Sam and Dean obviously weren't coming anytime soon, and if we are being completely honest, my life isn't worth theirs. I'd rather die than let these jerkoffs have their revenge on my boys. 

Escaping is no longer a choice, so I might as well try to behave, right?
I'd never not make life hard on them, but if I at least try to gain trust from them, I could possibly help with an escape from here. Lets hope that gaining trust is the key, cause it's the only fucking option that I have. 

-

Feeding time should be about 2 times a day, but thanks to my friend, the asshole, he gives me a little extra on certain days. I can't really tell the time, so I have to go by sunrise. Typically, breakfast is skipped here. I get what I assume is lunch, since the sun is fully risen and everything is awake outside. Then dinner, when it's completely dark out. 

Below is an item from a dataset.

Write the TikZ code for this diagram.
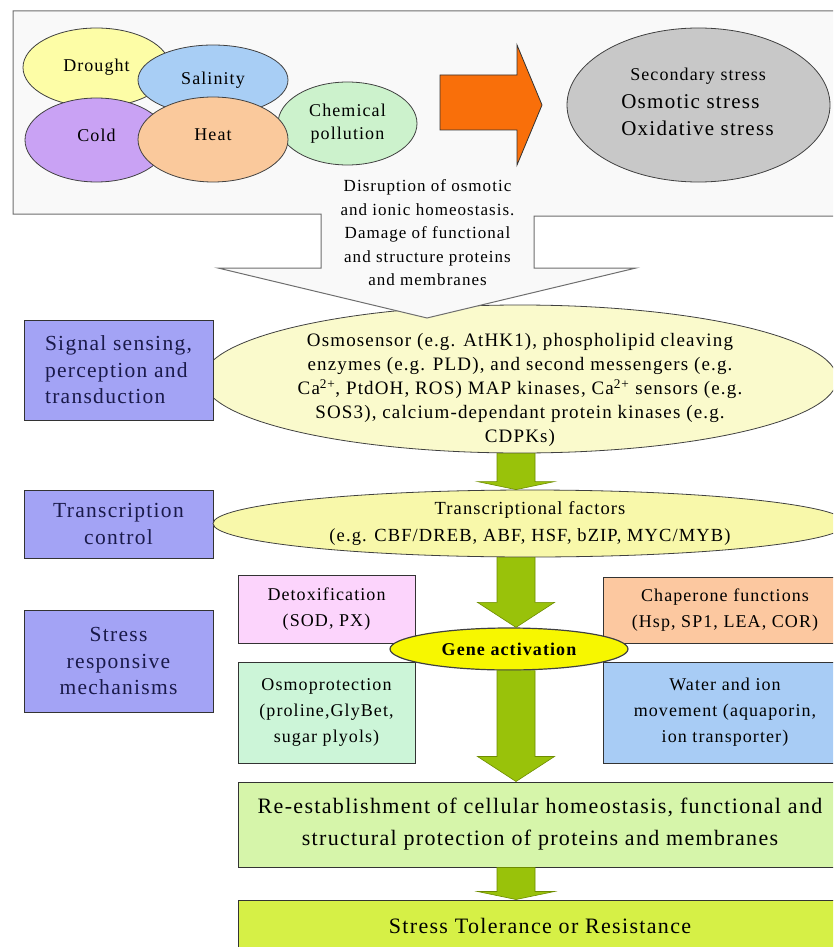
\documentclass[tikz,border=0pt]{standalone}
\usepackage{fontspec}
\setmainfont{Liberation Serif}[LetterSpace=6]
\usetikzlibrary{shapes.geometric,calc}

\definecolor{framefill}{HTML}{F9F9F9}
\definecolor{frameline}{HTML}{6E6E6E}
\definecolor{droughtcol}{HTML}{FDFDA6}
\definecolor{salinitycol}{HTML}{A8CEF5}
\definecolor{coldcol}{HTML}{C9A2F4}
\definecolor{heatcol}{HTML}{FAC99C}
\definecolor{chemcol}{HTML}{CCF2CC}
\definecolor{orangecol}{HTML}{F96F0A}
\definecolor{secgray}{HTML}{C8C8C8}
\definecolor{sidecol}{HTML}{A3A3F5}
\definecolor{sidetext}{HTML}{1A1A4A}
\definecolor{sigcol}{HTML}{FAFACC}
\definecolor{tfcol}{HTML}{F8F8AA}
\definecolor{genecol}{HTML}{F7F700}
\definecolor{detoxcol}{HTML}{FCD4FC}
\definecolor{osmocol}{HTML}{CCF5D8}
\definecolor{chapcol}{HTML}{FCC8A0}
\definecolor{watercol}{HTML}{A8CCF5}
\definecolor{recol}{HTML}{D6F5AA}
\definecolor{fincol}{HTML}{D6F046}
\definecolor{arrowgreen}{HTML}{99C20A}
\definecolor{arrowdark}{HTML}{6E8C00}

% block arrow between two nodes, #3 = head length
\newcommand{\bigarrow}[3]{%
  \coordinate (ba) at (#1 -| axis);
  \coordinate (bb) at (#2 -| axis);
  \filldraw[greenarrow] ($(ba)+(-19,0)$) -- ($(bb)+(-19,-#3)$) -- ($(bb)+(-38.5,-#3)$)
    -- (bb) -- ($(bb)+(38.5,-#3)$) -- ($(bb)+(19,-#3)$) -- ($(ba)+(19,0)$) -- cycle;}

\begin{document}
\begin{tikzpicture}[x=1pt,y=-1pt,
    ell/.style={ellipse,draw=black!75,line width=0.8pt,inner sep=0pt,align=center,
      font=\fontsize{18}{23}\selectfont},
    box/.style={rectangle,draw=black!80,line width=1pt,inner sep=0pt,align=center,
      font=\fontsize{18}{26}\selectfont},
    sidebox/.style={box,fill=sidecol,text=sidetext,minimum width=189pt,
      font=\fontsize{21.5}{26.5}\selectfont},
    greenarrow/.style={fill=arrowgreen,draw=arrowdark,line width=0.6pt}]
  \useasboundingbox (0,0) rectangle (833,947);
  \clip (0,0) rectangle (833,947);
  \coordinate (axis) at (516,0);

  \node[ell,fill=sigcol,minimum width=634pt,minimum height=148pt] (sig) at (520,379) {};
  \node[font=\fontsize{19}{24}\selectfont,align=center,inner sep=0pt] (sigtxt) at ($(sig.center)+(0,11)$)
    {Osmosensor (e.g. AtHK1), phospholipid cleaving\\
     enzymes (e.g. PLD), and second messengers (e.g.\\
     Ca\textsuperscript{2+}, PtdOH, ROS) MAP kinases, Ca\textsuperscript{2+} sensors (e.g.\\
     SOS3), calcium-dependant protein kinases (e.g.\\
     CDPKs)};

  \filldraw[fill=framefill,draw=frameline,line width=1pt] (845,11) -- (13,11) -- (13,214)
    -- (321,214) -- (321,268) -- (218,268) -- (427,318) -- (636,268) -- (534,268)
    -- (534,216) -- (845,216);

  \node[ell,fill=droughtcol,minimum width=147pt,minimum height=79pt] (drought) at (96.5,67.5) {\raisebox{5pt}{Drought}};
  \node[ell,fill=salinitycol,minimum width=150pt,minimum height=70pt] (salinity) at (213,80) {Salinity};
  \node[ell,fill=chemcol,minimum width=139pt,minimum height=83pt] (chem) at (347.5,123.5) {Chemical\\pollution};
  \node[ell,fill=coldcol,minimum width=143pt,minimum height=84pt] (cold) at (96.5,140) {\raisebox{9pt}{Cold}};
  \node[ell,fill=heatcol,minimum width=150pt,minimum height=85pt] (heat) at (213,139.5) {\raisebox{10pt}{Heat}};

  \filldraw[fill=orangecol,draw=black!80,line width=0.8pt] (440,75) -- (517,75) -- (517,45)
    -- (542,105) -- (517,165) -- (517,130) -- (440,130) -- cycle;

  \node[ell,fill=secgray,minimum width=263pt,minimum height=154pt] (second) at (698.5,105) {};
  \node[align=left,inner sep=0pt,font=\fontsize{21}{27.5}\selectfont] (sectxt) at ($(second.center)+(-1,-3)$)
    {\hspace{9pt}{\fontsize{18}{27}\selectfont Secondary stress}\\
     Osmotic stress\\
     Oxidative stress};

  \node[font=\fontsize{17}{23.5}\selectfont,align=center,inner sep=0pt] (damage) at (427.5,233)
    {Disruption of osmotic\\and ionic homeostasis.\\Damage of functional\\and structure proteins\\and membranes};

  \node[sidebox,minimum height=100pt,align=left] (sigbox) at (118.5,370) {Signal sensing,\\perception and\\transduction};
  \node[sidebox,minimum height=68pt] (tcbox) at (118.5,524) {Transcription\\control};
  \node[sidebox,minimum height=102pt] (srbox) at (118.5,661) {Stress\\responsive\\mechanisms};

  \node[ell,fill=tfcol,minimum width=634pt,minimum height=67pt,font=\fontsize{18.5}{27}\selectfont] (tf) at (530,523.5)
    {Transcriptional factors\\(e.g. CBF/DREB, ABF, HSF, bZIP, MYC/MYB)};

  \node[box,fill=detoxcol,minimum width=177pt,minimum height=68pt] (detox) at (326.5,609) {Detoxification\\(SOD, PX)};
  \node[box,fill=osmocol,minimum width=177pt,minimum height=101pt] (osmo) at (326.5,712.5) {Osmoprotection\\(proline,GlyBet,\\sugar plyols)};
  \node[box,fill=chapcol,minimum width=244pt,minimum height=66pt] (chap) at (725,610) {Chaperone functions\\(Hsp, SP1, LEA, COR)};
  \node[box,fill=watercol,minimum width=244pt,minimum height=101pt] (water) at (725,712.5) {Water and ion\\movement (aquaporin,\\ion transporter)};

  \node[box,fill=recol,minimum width=604pt,minimum height=85pt,font=\fontsize{22}{32}\selectfont] (re) at (540,824.5)
    {Re-establishment of cellular homeostasis, functional and\\structural protection of proteins and membranes};
  \node[box,fill=fincol,minimum width=604pt,minimum height=60pt,font=\fontsize{22}{26}\selectfont] (fin) at (540,930)
    {\raisebox{8pt}{Stress Tolerance or Resistance}};

  \node[ell,fill=genecol,minimum width=238pt,minimum height=42pt,line width=1.2pt,font=\bfseries\fontsize{18}{20}\selectfont] (gene) at (509,649) {Gene activation};
  \bigarrow{sig.south}{tf.north}{8}
  \bigarrow{tf.south}{gene.north}{25}
  \bigarrow{gene.south}{re.north}{25}
  \bigarrow{re.south}{fin.north}{8}
\end{tikzpicture}
\end{document}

Normally, i'll sit by the window and eat my food. It's not exactly easy to see outside due to the giant bars blocking my view, but small peep holes are provided for my enjoyment- so I believe. Just about everything outside is woods. Every once and a while if everything is completely quiet I can hear the birds and watch the sunrise. It's the best part of my day. 

That usually end because of asshole singing to me when he sees me watching the birds and say that "he can do better." It usually ends with him screaming the lyrics to a once good song, and me covering my ears. Once and a while the other guys tells me that the torture that he inflicts upon me doesn't even get close to the amount of pain the singing causes. The sad part is that my brain is the only thing that hasn't gone numb, so it's true. 

Throughout the hunting i've become numb to most beatings that I am given. My mind used to be safe, until now of course. Maybe if I had a little reading I could get some of my brain cells back that have once been lost.